SUPPLIED MATERIAL:
===============

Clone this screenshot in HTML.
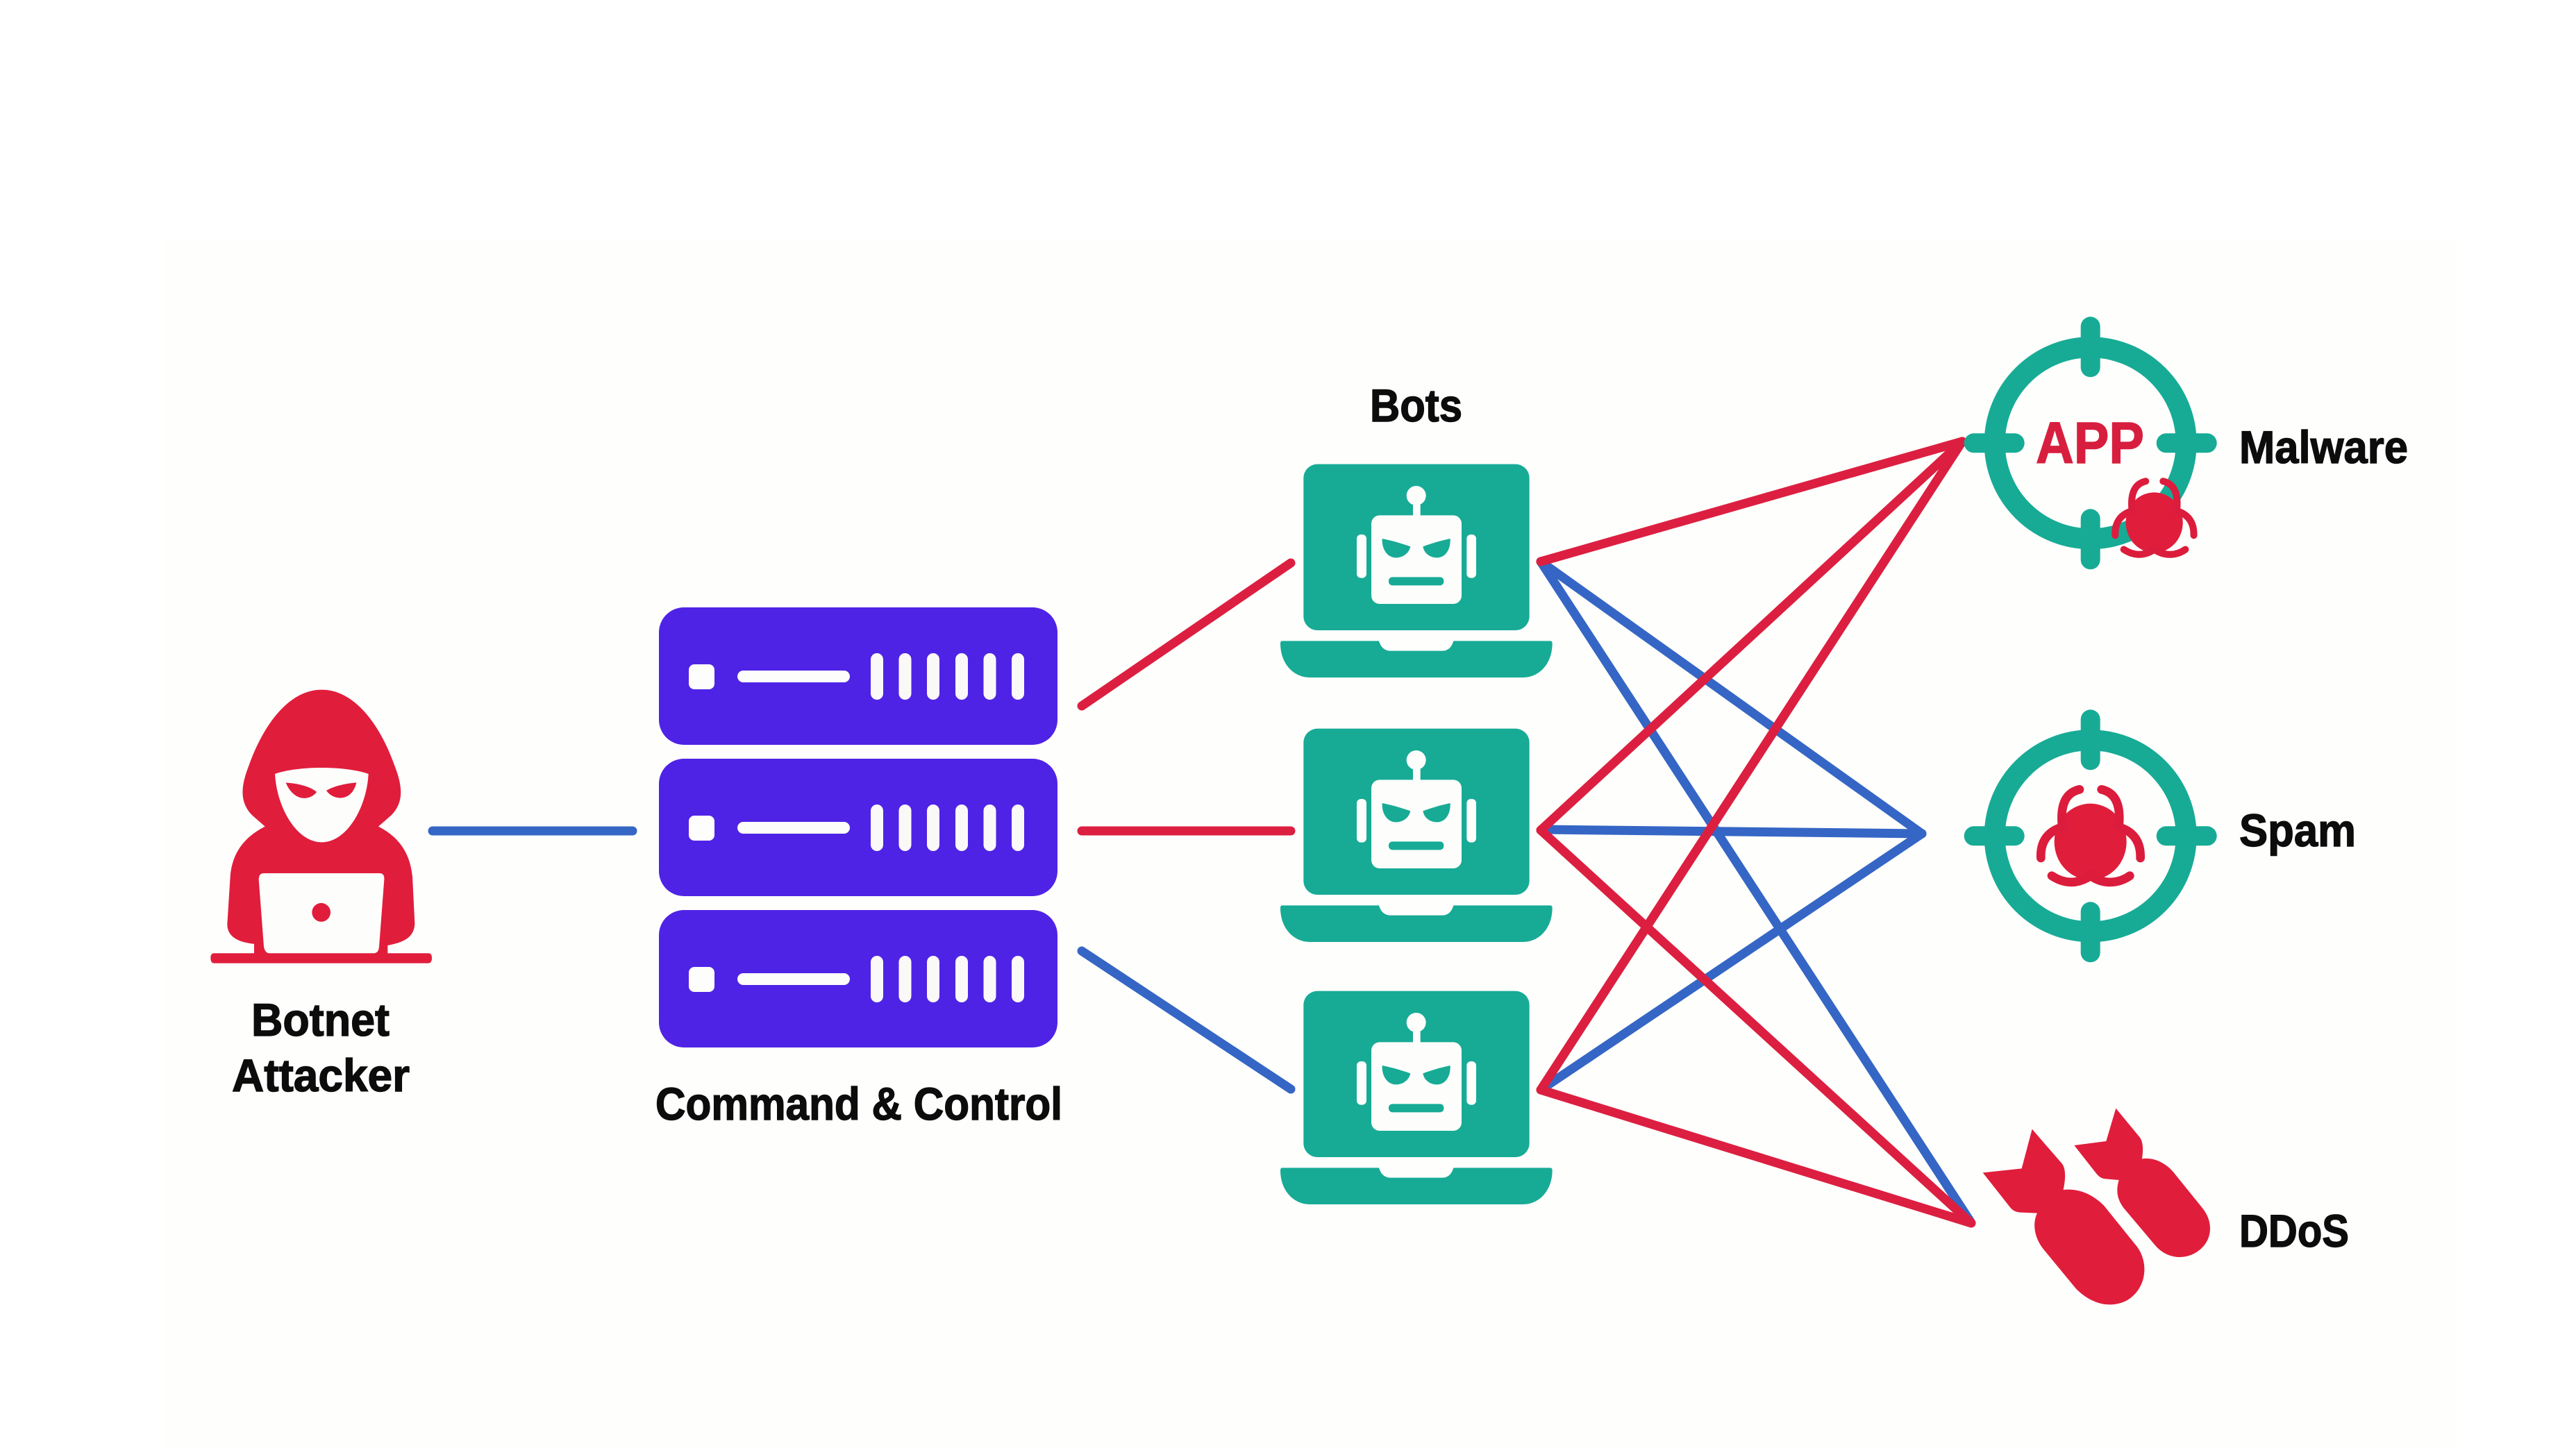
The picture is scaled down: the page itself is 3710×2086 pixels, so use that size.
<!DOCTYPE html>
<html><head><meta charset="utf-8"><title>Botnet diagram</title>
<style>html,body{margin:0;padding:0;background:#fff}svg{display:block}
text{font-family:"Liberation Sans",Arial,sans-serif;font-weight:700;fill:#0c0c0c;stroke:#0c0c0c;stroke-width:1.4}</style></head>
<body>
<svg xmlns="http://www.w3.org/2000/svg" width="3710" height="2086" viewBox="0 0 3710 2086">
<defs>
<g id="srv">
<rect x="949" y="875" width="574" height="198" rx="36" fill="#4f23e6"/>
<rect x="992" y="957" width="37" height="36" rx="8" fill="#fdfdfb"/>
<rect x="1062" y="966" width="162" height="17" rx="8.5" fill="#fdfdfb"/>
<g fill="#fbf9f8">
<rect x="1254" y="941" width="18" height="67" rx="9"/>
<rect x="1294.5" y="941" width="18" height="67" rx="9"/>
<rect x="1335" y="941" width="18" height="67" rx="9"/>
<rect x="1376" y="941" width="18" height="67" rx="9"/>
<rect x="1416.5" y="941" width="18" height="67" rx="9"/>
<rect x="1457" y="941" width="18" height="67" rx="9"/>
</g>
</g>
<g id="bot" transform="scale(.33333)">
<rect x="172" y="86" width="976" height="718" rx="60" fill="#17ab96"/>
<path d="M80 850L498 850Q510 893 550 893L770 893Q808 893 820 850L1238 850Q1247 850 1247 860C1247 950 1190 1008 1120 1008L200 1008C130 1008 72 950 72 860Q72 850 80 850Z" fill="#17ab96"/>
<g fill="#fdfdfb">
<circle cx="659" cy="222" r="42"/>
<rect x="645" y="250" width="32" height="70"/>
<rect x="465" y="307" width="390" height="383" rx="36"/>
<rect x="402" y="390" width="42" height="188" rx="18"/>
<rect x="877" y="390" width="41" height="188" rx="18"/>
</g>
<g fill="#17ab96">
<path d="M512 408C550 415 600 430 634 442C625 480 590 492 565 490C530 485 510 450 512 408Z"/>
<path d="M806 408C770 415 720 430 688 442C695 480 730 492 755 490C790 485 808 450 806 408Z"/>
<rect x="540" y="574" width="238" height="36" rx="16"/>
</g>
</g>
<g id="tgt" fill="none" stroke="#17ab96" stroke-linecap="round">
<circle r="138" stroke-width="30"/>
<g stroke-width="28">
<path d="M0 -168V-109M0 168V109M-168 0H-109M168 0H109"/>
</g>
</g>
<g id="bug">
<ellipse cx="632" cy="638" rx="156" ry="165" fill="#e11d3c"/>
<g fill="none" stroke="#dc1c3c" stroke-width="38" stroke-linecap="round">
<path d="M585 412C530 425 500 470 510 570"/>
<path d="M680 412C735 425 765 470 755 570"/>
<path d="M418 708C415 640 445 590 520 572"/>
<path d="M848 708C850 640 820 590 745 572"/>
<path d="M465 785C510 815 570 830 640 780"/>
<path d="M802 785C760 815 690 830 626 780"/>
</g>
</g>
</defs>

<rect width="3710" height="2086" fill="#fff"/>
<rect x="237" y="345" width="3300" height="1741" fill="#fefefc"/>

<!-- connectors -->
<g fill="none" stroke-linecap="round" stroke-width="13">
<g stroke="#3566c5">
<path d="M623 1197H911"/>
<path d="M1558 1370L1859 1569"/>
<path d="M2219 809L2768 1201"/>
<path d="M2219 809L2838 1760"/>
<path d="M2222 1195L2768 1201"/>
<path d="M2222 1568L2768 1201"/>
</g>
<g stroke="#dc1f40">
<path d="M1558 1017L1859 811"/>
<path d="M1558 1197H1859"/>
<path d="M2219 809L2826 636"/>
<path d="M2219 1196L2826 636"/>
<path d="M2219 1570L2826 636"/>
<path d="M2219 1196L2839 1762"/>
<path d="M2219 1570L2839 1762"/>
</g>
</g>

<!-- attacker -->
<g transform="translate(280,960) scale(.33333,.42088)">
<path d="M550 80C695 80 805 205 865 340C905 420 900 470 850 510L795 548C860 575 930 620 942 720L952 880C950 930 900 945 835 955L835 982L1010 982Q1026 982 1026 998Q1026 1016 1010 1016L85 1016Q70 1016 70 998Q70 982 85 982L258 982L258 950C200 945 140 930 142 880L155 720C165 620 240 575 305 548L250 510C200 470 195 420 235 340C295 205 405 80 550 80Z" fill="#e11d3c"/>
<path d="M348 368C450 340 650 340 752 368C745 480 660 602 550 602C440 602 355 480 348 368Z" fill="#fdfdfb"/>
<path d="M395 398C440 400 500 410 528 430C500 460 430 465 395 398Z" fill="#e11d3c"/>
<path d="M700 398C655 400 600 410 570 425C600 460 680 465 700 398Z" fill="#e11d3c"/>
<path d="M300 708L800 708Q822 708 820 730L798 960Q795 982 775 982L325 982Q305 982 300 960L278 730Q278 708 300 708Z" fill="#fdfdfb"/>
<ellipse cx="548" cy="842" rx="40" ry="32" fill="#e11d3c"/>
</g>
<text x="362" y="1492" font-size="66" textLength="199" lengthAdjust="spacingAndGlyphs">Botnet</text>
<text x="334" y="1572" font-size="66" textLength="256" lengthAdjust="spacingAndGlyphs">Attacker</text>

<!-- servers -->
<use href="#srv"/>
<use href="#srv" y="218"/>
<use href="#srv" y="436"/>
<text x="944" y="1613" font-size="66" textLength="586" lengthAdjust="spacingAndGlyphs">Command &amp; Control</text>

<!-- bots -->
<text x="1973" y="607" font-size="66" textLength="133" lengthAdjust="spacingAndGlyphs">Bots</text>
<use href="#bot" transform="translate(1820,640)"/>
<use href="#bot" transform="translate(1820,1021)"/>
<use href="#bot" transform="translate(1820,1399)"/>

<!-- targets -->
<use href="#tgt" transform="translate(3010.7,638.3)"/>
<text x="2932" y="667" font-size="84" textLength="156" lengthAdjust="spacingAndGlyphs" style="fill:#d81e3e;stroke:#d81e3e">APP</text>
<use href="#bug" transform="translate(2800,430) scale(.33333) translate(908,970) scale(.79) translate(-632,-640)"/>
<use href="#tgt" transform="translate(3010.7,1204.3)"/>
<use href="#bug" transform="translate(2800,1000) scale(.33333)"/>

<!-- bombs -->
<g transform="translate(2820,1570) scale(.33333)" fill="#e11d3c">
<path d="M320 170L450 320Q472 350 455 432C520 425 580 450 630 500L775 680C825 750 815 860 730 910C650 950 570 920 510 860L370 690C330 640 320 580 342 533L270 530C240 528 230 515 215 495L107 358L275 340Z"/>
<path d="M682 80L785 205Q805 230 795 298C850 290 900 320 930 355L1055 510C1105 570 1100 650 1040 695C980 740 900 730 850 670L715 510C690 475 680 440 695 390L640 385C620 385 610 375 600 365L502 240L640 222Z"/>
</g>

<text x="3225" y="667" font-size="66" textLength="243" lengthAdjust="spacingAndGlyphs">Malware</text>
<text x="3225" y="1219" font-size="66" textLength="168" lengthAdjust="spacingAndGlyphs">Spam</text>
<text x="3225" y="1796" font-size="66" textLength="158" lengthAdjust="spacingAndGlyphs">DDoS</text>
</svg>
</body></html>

===============

WRITTEN PROBLEM:
Transcribe the listing in full. Omit the pictures and keep every line exact.

RESULT BELOW:
Clone this screenshot in HTML.
The picture is scaled down: the page itself is 3710×2086 pixels, so use that size.
<!DOCTYPE html>
<html><head><meta charset="utf-8"><title>Botnet diagram</title>
<style>html,body{margin:0;padding:0;background:#fff}svg{display:block}
text{font-family:"Liberation Sans",Arial,sans-serif;font-weight:700;fill:#0c0c0c;stroke:#0c0c0c;stroke-width:1.4}</style></head>
<body>
<svg xmlns="http://www.w3.org/2000/svg" width="3710" height="2086" viewBox="0 0 3710 2086">
<defs>
<g id="srv">
<rect x="949" y="875" width="574" height="198" rx="36" fill="#4f23e6"/>
<rect x="992" y="957" width="37" height="36" rx="8" fill="#fdfdfb"/>
<rect x="1062" y="966" width="162" height="17" rx="8.5" fill="#fdfdfb"/>
<g fill="#fbf9f8">
<rect x="1254" y="941" width="18" height="67" rx="9"/>
<rect x="1294.5" y="941" width="18" height="67" rx="9"/>
<rect x="1335" y="941" width="18" height="67" rx="9"/>
<rect x="1376" y="941" width="18" height="67" rx="9"/>
<rect x="1416.5" y="941" width="18" height="67" rx="9"/>
<rect x="1457" y="941" width="18" height="67" rx="9"/>
</g>
</g>
<g id="bot" transform="scale(.33333)">
<rect x="172" y="86" width="976" height="718" rx="60" fill="#17ab96"/>
<path d="M80 850L498 850Q510 893 550 893L770 893Q808 893 820 850L1238 850Q1247 850 1247 860C1247 950 1190 1008 1120 1008L200 1008C130 1008 72 950 72 860Q72 850 80 850Z" fill="#17ab96"/>
<g fill="#fdfdfb">
<circle cx="659" cy="222" r="42"/>
<rect x="645" y="250" width="32" height="70"/>
<rect x="465" y="307" width="390" height="383" rx="36"/>
<rect x="402" y="390" width="42" height="188" rx="18"/>
<rect x="877" y="390" width="41" height="188" rx="18"/>
</g>
<g fill="#17ab96">
<path d="M512 408C550 415 600 430 634 442C625 480 590 492 565 490C530 485 510 450 512 408Z"/>
<path d="M806 408C770 415 720 430 688 442C695 480 730 492 755 490C790 485 808 450 806 408Z"/>
<rect x="540" y="574" width="238" height="36" rx="16"/>
</g>
</g>
<g id="tgt" fill="none" stroke="#17ab96" stroke-linecap="round">
<circle r="138" stroke-width="30"/>
<g stroke-width="28">
<path d="M0 -168V-109M0 168V109M-168 0H-109M168 0H109"/>
</g>
</g>
<g id="bug">
<ellipse cx="632" cy="638" rx="156" ry="165" fill="#e11d3c"/>
<g fill="none" stroke="#dc1c3c" stroke-width="38" stroke-linecap="round">
<path d="M585 412C530 425 500 470 510 570"/>
<path d="M680 412C735 425 765 470 755 570"/>
<path d="M418 708C415 640 445 590 520 572"/>
<path d="M848 708C850 640 820 590 745 572"/>
<path d="M465 785C510 815 570 830 640 780"/>
<path d="M802 785C760 815 690 830 626 780"/>
</g>
</g>
</defs>

<rect width="3710" height="2086" fill="#fff"/>
<rect x="237" y="345" width="3300" height="1741" fill="#fefefc"/>

<!-- connectors -->
<g fill="none" stroke-linecap="round" stroke-width="13">
<g stroke="#3566c5">
<path d="M623 1197H911"/>
<path d="M1558 1370L1859 1569"/>
<path d="M2219 809L2768 1201"/>
<path d="M2219 809L2838 1760"/>
<path d="M2222 1195L2768 1201"/>
<path d="M2222 1568L2768 1201"/>
</g>
<g stroke="#dc1f40">
<path d="M1558 1017L1859 811"/>
<path d="M1558 1197H1859"/>
<path d="M2219 809L2826 636"/>
<path d="M2219 1196L2826 636"/>
<path d="M2219 1570L2826 636"/>
<path d="M2219 1196L2839 1762"/>
<path d="M2219 1570L2839 1762"/>
</g>
</g>

<!-- attacker -->
<g transform="translate(280,960) scale(.33333,.42088)">
<path d="M550 80C695 80 805 205 865 340C905 420 900 470 850 510L795 548C860 575 930 620 942 720L952 880C950 930 900 945 835 955L835 982L1010 982Q1026 982 1026 998Q1026 1016 1010 1016L85 1016Q70 1016 70 998Q70 982 85 982L258 982L258 950C200 945 140 930 142 880L155 720C165 620 240 575 305 548L250 510C200 470 195 420 235 340C295 205 405 80 550 80Z" fill="#e11d3c"/>
<path d="M348 368C450 340 650 340 752 368C745 480 660 602 550 602C440 602 355 480 348 368Z" fill="#fdfdfb"/>
<path d="M395 398C440 400 500 410 528 430C500 460 430 465 395 398Z" fill="#e11d3c"/>
<path d="M700 398C655 400 600 410 570 425C600 460 680 465 700 398Z" fill="#e11d3c"/>
<path d="M300 708L800 708Q822 708 820 730L798 960Q795 982 775 982L325 982Q305 982 300 960L278 730Q278 708 300 708Z" fill="#fdfdfb"/>
<ellipse cx="548" cy="842" rx="40" ry="32" fill="#e11d3c"/>
</g>
<text x="362" y="1492" font-size="66" textLength="199" lengthAdjust="spacingAndGlyphs">Botnet</text>
<text x="334" y="1572" font-size="66" textLength="256" lengthAdjust="spacingAndGlyphs">Attacker</text>

<!-- servers -->
<use href="#srv"/>
<use href="#srv" y="218"/>
<use href="#srv" y="436"/>
<text x="944" y="1613" font-size="66" textLength="586" lengthAdjust="spacingAndGlyphs">Command &amp; Control</text>

<!-- bots -->
<text x="1973" y="607" font-size="66" textLength="133" lengthAdjust="spacingAndGlyphs">Bots</text>
<use href="#bot" transform="translate(1820,640)"/>
<use href="#bot" transform="translate(1820,1021)"/>
<use href="#bot" transform="translate(1820,1399)"/>

<!-- targets -->
<use href="#tgt" transform="translate(3010.7,638.3)"/>
<text x="2932" y="667" font-size="84" textLength="156" lengthAdjust="spacingAndGlyphs" style="fill:#d81e3e;stroke:#d81e3e">APP</text>
<use href="#bug" transform="translate(2800,430) scale(.33333) translate(908,970) scale(.79) translate(-632,-640)"/>
<use href="#tgt" transform="translate(3010.7,1204.3)"/>
<use href="#bug" transform="translate(2800,1000) scale(.33333)"/>

<!-- bombs -->
<g transform="translate(2820,1570) scale(.33333)" fill="#e11d3c">
<path d="M320 170L450 320Q472 350 455 432C520 425 580 450 630 500L775 680C825 750 815 860 730 910C650 950 570 920 510 860L370 690C330 640 320 580 342 533L270 530C240 528 230 515 215 495L107 358L275 340Z"/>
<path d="M682 80L785 205Q805 230 795 298C850 290 900 320 930 355L1055 510C1105 570 1100 650 1040 695C980 740 900 730 850 670L715 510C690 475 680 440 695 390L640 385C620 385 610 375 600 365L502 240L640 222Z"/>
</g>

<text x="3225" y="667" font-size="66" textLength="243" lengthAdjust="spacingAndGlyphs">Malware</text>
<text x="3225" y="1219" font-size="66" textLength="168" lengthAdjust="spacingAndGlyphs">Spam</text>
<text x="3225" y="1796" font-size="66" textLength="158" lengthAdjust="spacingAndGlyphs">DDoS</text>
</svg>
</body></html>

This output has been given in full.